We packed things up and drove around, once again encountering deer in just about every direction. Terry’s property coincidentally butts up to land owned by his nephew John. As we turned to head towards John’s parcel, we saw what we were hunting for. There were three beautiful, fully fanned-out gobblers strutting on a field along with 4 or 5 hens within 40 yards of the road. The larger Tom was sporting a 10 to 11-inch beard while the other two were in the 8 to 9-inch category; all very respectable adult birds. Unfortunately, the birds were not on John’s land and acted as if they knew they were safe as we did not have permission to hunt that field. It was becoming painfully obvious that the luck was not tilted in our favor. We did set up on the edge of John’s acreage for the late afternoon hunt, making a gallant effort at calling but it was to no avail. As the day passed, the weather became just a bit more miserable and when the sunset, the score was one to nothing in favor of the turkeys. The day was not a total wash as memories were made including a stop at Tobie’s in Hinkley on the way home for some great food and Caramel Rolls to go.

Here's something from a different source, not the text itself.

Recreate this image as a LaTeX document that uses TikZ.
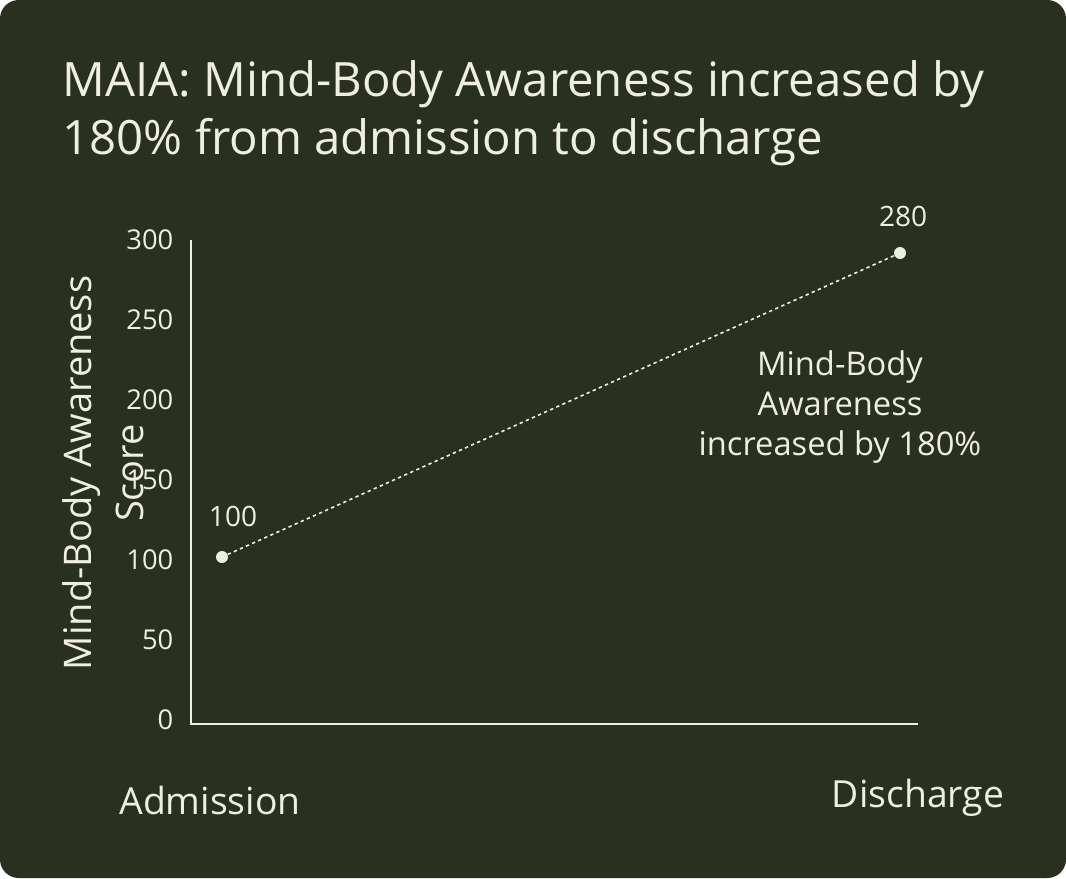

Taking advantage of the statewide opportunity, we made another run at bagging a feathered fowl off County Road 47 near Randolph. We saw a handful of hens that allowed their attention to be drawn to the yelps of our box calls and the decoys we scattered in the field. The presence of turkeys always increases the anticipation that a Tom or two may just pop out to check out the situation. Our luck continued from the opener however and not even the curiosity of a young Jake was drawn enough to bring them to the field. “Well,” I said with a hint of frustration in my voice, “we tried.” Terry smiled, acknowledging with a bit of a nod as we walked across the field knowing that we were now down 2-0. As far as turkey hunting goes, May 19th cannot get here soon enough, and we will take advantage of the ability to hunt that last hunt through the end of May. Between now and then, there are plenty of chances to “Get Out and Enjoy the Great Outdoors.” No excuses “not to” should be accepted.